The hitch started with the hitch leader's education/teaching presentation: an introduction on watershed ecology and basic topographic map interpretation. A watershed is defined by an area of land that drains water, sediment, and any dissolved particles to a common point along a body of water (i.e. stream, river, lake, or ocean). It's important to note that wherever you are on land that you are always in a watershed and affecting it in some way before the water flows somewhere else. Water is such a precious resource in the desert, and since the plants and animals have adapted "wise" ways to conserve it, why don't we? After discussing basic topographic map interpretation, we plotted a potential route to Almond Mountain (elev. 4155ft). It was here at the top where we truly did get a view of our valley. It was interesting to see the fluvial patterns carved into the nearby mountains and it's not hard to find respect for the powerful moving force of water on mountains that have been around for years.
We left our wilderness for a while to get trained by BLM's Wildland Fire Department on how to maintain and safely use chainsaws. Our BLM Wildland firefighting instructors were Don Washington and Sue Rocha. Sue advised us to "dig our dogs" to let the saw do the work for us, and Don showed us that he means business when cutting down trees as he approached a mounted bollard with a revved chainsaw. In all seriousness, both instructors were adamant about the importance of practicing safety and maintaining control regardless of our use with chainsaws. While our intentions were not to get trained in chainsaws in order to "limb, buck or fell trees" (defined: saw limbs, saw fallen trees or saw standing trees), learning this skill will greatly help us construct H-braces for fences that we build around our wilderness. Soon enough, we were all certified!
And finally, we were able to come back to our wilderness to spend the rest of our hitch. This time, we were camping somewhere new along the Southern side of the valley. We found ourselves in an almost flat grassy plain, if not dominated by the typical Mojave creosote-scrub desert that is speckled throughout the area. Isolated clusters of mountains surround us as they drop into the valley. Light from the sun hits these mountains and pools through the valley, and it creates a mysterious landscape depending on the time of day. Combined with the lack of wind, overcast clouds, and a peek-a-boo sun that we got to experience while we were there, it was almost as if we were being welcomed back to build our fence in perfect fence building weather conditions. It almost felt like Golden Valley was showing us its moods, by showing us different colors and shadows across the land without moving the slightest inch.

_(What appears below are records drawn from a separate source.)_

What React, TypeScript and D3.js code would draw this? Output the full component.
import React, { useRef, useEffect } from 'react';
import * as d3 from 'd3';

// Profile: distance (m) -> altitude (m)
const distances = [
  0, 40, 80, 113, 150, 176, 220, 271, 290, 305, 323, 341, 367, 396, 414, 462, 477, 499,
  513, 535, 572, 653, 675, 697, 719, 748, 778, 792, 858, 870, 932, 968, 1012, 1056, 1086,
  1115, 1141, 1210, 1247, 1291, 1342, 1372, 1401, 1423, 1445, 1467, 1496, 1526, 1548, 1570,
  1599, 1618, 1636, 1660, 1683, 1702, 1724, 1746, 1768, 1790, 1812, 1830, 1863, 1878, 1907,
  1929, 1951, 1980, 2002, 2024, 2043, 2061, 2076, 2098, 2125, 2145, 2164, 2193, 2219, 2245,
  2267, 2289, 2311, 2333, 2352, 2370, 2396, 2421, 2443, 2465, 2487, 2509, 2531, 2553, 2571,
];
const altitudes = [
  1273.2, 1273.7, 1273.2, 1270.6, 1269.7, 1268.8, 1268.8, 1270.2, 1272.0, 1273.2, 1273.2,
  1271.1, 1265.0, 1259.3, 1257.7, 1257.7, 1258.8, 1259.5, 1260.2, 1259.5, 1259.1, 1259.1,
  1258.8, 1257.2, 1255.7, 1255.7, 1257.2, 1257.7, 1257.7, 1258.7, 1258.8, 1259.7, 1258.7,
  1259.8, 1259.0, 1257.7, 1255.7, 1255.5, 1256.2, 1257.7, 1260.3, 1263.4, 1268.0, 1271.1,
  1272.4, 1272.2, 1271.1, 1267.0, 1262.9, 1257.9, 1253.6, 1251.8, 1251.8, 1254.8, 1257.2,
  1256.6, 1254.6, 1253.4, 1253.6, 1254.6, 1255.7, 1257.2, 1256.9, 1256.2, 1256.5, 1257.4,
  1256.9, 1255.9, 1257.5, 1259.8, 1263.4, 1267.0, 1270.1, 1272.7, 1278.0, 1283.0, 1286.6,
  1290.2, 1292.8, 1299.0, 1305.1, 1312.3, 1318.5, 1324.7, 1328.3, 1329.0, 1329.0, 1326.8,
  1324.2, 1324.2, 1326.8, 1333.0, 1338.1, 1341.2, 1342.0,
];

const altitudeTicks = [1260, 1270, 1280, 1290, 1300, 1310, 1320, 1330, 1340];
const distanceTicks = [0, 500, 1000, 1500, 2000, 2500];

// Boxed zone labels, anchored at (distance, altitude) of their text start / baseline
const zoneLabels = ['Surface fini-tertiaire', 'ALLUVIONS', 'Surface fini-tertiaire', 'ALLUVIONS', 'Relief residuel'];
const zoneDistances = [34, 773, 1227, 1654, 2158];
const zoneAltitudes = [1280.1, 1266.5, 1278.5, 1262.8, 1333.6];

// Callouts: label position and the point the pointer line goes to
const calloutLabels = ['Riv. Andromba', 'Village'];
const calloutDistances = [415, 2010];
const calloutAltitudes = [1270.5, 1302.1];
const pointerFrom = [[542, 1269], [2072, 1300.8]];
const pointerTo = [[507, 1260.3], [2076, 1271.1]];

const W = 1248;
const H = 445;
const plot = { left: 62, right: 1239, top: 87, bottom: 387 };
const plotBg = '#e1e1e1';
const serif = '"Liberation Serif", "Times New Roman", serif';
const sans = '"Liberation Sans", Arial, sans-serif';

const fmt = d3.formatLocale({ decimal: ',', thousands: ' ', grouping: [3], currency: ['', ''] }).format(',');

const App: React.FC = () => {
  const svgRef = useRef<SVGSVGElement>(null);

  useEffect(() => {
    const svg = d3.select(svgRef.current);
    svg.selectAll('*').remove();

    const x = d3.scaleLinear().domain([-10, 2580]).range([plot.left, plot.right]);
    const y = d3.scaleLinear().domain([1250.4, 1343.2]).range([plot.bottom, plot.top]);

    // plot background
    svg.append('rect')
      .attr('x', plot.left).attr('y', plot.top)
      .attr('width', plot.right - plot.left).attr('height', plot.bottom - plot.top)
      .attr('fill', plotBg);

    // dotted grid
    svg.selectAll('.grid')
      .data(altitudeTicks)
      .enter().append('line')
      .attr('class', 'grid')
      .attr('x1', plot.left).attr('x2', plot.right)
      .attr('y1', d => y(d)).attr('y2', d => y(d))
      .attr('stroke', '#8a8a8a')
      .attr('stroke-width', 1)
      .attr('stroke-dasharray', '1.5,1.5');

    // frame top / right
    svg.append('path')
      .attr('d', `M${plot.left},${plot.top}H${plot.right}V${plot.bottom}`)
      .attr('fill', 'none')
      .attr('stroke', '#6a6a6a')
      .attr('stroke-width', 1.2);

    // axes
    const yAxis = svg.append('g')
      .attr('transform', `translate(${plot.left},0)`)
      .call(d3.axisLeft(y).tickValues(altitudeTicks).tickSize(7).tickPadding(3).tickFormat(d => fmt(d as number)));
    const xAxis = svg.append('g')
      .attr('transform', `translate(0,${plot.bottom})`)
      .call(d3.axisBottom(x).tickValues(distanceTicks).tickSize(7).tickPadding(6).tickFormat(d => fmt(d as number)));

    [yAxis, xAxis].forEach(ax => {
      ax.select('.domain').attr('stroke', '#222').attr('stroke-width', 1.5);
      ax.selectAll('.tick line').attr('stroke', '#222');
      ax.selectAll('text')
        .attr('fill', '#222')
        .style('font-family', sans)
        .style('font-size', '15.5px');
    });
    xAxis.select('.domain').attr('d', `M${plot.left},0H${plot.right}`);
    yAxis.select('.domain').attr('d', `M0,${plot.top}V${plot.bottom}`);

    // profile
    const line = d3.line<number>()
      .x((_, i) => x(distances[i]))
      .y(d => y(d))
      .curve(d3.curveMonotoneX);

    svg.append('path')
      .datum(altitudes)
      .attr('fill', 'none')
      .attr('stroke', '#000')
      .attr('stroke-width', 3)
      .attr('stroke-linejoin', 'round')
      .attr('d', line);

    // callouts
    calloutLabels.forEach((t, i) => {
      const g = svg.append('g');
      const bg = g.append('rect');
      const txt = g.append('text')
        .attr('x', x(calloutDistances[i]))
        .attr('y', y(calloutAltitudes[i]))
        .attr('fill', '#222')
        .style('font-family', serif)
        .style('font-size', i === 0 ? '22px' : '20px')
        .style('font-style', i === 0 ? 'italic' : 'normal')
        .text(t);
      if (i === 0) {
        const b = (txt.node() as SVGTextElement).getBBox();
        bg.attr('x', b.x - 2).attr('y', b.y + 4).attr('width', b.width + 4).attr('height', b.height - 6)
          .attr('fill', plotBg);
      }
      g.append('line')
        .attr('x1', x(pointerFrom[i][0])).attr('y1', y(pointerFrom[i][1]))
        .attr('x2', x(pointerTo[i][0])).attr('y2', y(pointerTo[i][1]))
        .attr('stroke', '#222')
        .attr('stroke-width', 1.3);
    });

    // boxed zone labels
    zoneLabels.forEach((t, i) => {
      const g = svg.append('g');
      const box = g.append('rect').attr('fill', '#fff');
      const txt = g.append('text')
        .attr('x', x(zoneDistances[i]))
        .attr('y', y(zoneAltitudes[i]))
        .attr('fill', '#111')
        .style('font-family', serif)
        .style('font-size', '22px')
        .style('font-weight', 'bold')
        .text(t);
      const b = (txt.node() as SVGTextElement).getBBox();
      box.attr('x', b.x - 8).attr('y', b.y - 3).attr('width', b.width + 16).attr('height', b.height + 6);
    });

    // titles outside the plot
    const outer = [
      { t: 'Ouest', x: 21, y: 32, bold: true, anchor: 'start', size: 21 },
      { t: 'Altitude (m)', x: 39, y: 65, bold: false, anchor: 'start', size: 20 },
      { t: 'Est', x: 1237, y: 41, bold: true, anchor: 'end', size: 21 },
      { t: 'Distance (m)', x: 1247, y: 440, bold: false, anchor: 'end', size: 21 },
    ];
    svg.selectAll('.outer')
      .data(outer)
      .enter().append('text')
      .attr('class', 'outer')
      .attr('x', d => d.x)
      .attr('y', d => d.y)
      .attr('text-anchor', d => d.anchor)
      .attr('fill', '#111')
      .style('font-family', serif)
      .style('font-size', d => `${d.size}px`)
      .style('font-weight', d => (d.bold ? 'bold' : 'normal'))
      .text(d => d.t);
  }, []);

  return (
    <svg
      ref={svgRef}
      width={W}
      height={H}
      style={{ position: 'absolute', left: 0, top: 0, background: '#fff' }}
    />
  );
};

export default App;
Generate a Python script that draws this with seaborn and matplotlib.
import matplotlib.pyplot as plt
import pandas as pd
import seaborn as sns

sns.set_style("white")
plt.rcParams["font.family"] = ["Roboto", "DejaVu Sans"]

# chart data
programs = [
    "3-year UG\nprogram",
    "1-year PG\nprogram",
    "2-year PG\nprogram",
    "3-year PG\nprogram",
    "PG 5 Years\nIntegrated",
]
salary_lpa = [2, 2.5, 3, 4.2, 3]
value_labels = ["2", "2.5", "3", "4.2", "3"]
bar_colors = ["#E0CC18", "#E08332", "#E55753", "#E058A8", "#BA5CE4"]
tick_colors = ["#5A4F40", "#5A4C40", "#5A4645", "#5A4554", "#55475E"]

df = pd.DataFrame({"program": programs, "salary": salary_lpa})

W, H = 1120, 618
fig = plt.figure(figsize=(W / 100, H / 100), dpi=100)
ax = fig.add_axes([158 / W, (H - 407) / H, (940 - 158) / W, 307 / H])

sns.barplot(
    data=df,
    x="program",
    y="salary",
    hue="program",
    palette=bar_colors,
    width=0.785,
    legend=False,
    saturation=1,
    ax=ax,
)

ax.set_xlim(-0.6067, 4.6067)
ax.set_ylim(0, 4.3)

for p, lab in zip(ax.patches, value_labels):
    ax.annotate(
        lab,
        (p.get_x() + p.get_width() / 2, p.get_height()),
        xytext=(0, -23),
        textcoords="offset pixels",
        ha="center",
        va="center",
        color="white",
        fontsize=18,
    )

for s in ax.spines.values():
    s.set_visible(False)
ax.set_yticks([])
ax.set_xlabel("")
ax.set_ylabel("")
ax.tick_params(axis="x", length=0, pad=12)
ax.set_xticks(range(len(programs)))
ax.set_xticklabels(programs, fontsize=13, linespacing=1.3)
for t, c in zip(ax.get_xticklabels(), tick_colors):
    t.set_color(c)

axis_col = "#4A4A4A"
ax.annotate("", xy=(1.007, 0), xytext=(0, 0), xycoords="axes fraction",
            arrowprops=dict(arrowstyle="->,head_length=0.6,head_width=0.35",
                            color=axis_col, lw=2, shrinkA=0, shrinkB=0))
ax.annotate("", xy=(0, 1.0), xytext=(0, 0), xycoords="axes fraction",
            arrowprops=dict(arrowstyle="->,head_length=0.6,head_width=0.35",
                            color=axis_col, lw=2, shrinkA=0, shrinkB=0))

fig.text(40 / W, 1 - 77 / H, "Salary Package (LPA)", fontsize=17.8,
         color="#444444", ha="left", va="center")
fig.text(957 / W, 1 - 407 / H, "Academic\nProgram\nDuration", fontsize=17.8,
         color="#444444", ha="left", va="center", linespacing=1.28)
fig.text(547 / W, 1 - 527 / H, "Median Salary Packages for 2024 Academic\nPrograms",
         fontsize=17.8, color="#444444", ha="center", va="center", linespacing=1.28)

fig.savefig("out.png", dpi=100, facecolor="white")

We were lucky to camp in an area near three tamarisk trees whose centers had all been occupied by owl nests that seemed to be shared by other birds as we heard them call occasionally. Kit foxes even came out on the first night, and we have a new kangaroo rat friend, Maria. Starry night skies greeted us on most nights, and on our last night before leaving Golden Valley some chose to astro-bivy. It rained on us during the early hours of the night, and while a couple of us ran to our tents, the others roughed it out. Was Golden Valley sad that we were leaving so soon? Probably not, but I sure was. There is nothing like the fragrant smell of the desert after a quenching rain. It’s like an awakening, or maybe just a “remember me until next time”.
This hitch was exciting for many reasons, but personally exciting because we got to begin our fence! We had three working days to spend in our wilderness, and in this time we completed a quarter mile length of fence. This was the project goal of my hitch, and the whole crew exceeded my expectations by beginning another quarter mile extension off of the existing fence line. I am so proud of and happy to be a part of the Golden Valley Wilderness DRC crew (all seven of us). Hooray for our budding fence! May we all continue to grow as leaders as the valley continues to welcome us for many hitches to come!